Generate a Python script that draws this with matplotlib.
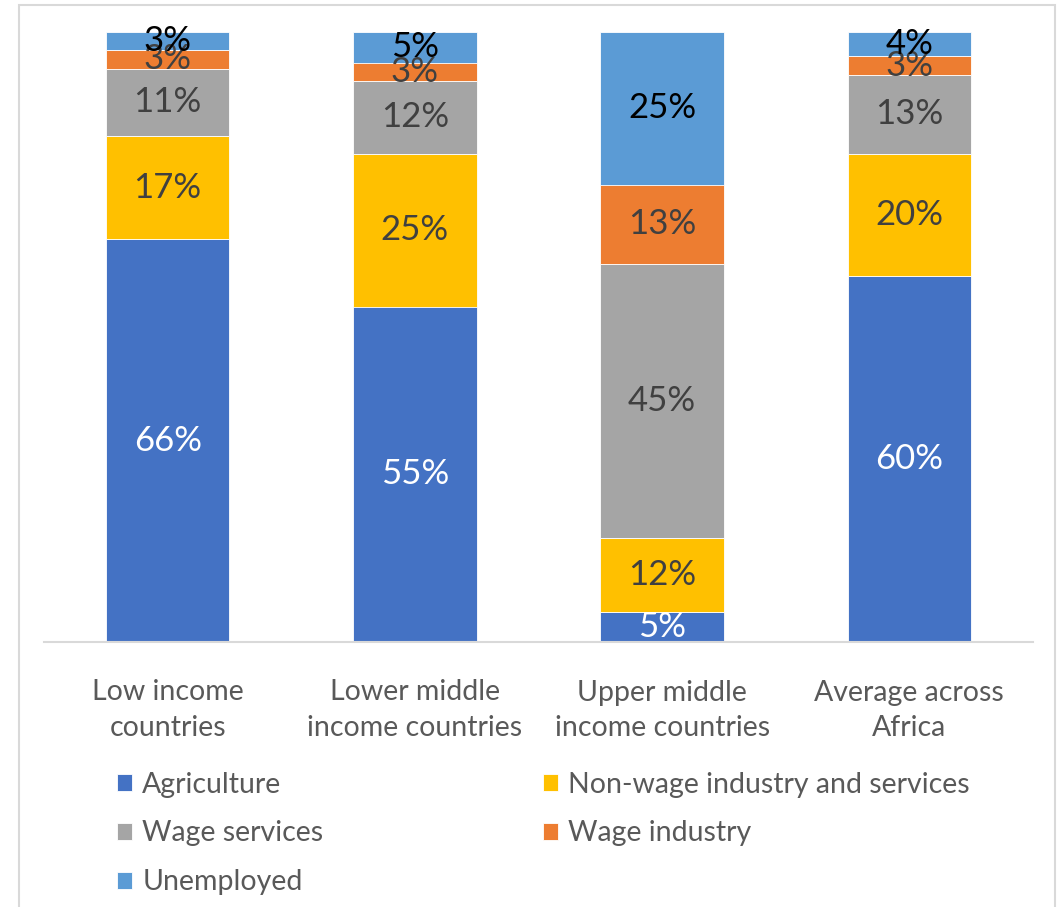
import numpy as np
import matplotlib.pyplot as plt
from matplotlib.patches import Rectangle

plt.rcParams['font.family'] = ['Lato', 'DejaVu Sans']

categories = ['Low income\ncountries', 'Lower middle\nincome countries',
              'Upper middle\nincome countries', 'Average across\nAfrica']
series = ['Agriculture', 'Non-wage industry and services', 'Wage services',
          'Wage industry', 'Unemployed']
agriculture = [66, 55, 5, 60]
non_wage = [17, 25, 12, 20]
wage_services = [11, 12, 45, 13]
wage_industry = [3, 3, 13, 3]
unemployed = [3, 5, 25, 4]

colors = ['#4472C4', '#FFC000', '#A5A5A5', '#ED7D31', '#5B9BD5']
label_colors = ['white', '#404040', '#404040', '#404040', 'black']

fig = plt.figure(figsize=(10.59, 9.07), dpi=100)
ax = fig.add_axes([44/1059, 1 - 642/907, (1033 - 44)/1059, (642 - 32)/907])

# outer chart frame
fig.patches.append(Rectangle((19/1059, -0.01), (1055 - 19)/1059, 1.01 - 5/907,
                             transform=fig.transFigure, fill=False,
                             edgecolor='#d9d9d9', linewidth=1.5))

x = np.arange(len(categories))
bottom = np.zeros(len(categories))
handles = []
for vals, name, col, lc in zip([agriculture, non_wage, wage_services, wage_industry, unemployed],
                               series, colors, label_colors):
    vals = np.array(vals, dtype=float)
    b = ax.bar(x, vals, 0.5, bottom=bottom, color=col, edgecolor='white',
               linewidth=0.6, label=name)
    handles.append(b)
    for xi, v, bt in zip(x, vals, bottom):
        ax.text(xi, bt + v / 2, '%d%%' % v, ha='center', va='center',
                fontsize=25, color=lc)
    bottom += vals

ax.set_xlim(-0.5, 3.5)
ax.set_ylim(0, 100)
ax.set_yticks([])
ax.set_xticks(x)
ax.set_xticklabels(categories, fontsize=20.5, color='#595959', linespacing=1.45)
ax.tick_params(axis='x', length=0, pad=27)
for s in ['top', 'right', 'left']:
    ax.spines[s].set_visible(False)
ax.spines['bottom'].set_color('#d9d9d9')
ax.spines['bottom'].set_linewidth(1.5)

# row-major order: matplotlib fills legend columns first
order = [0, 2, 4, 1, 3]
leg = fig.legend([handles[i] for i in order], [series[i] for i in order],
                 ncol=2, loc='upper left', bbox_to_anchor=(91/1059, 1 - 746/907),
                 frameon=False, fontsize=20.5, handlelength=0.55, handleheight=0.55,
                 handletextpad=0.35, columnspacing=7.7, labelspacing=0.8,
                 labelcolor='#595959')

fig.savefig('out.png', dpi=100)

────────────────────

▸ Task description
Starting at the top of the listing above, please restate word for word each line up to and including the one that holds "plt.rcParams['font.family'] = ['Lato', 'DejaVu", omitting every image.

▸ Result of the exercise
Generate a Python script that draws this with matplotlib.
import numpy as np
import matplotlib.pyplot as plt
from matplotlib.patches import Rectangle

plt.rcParams['font.family'] = ['Lato', 'DejaVu Sans']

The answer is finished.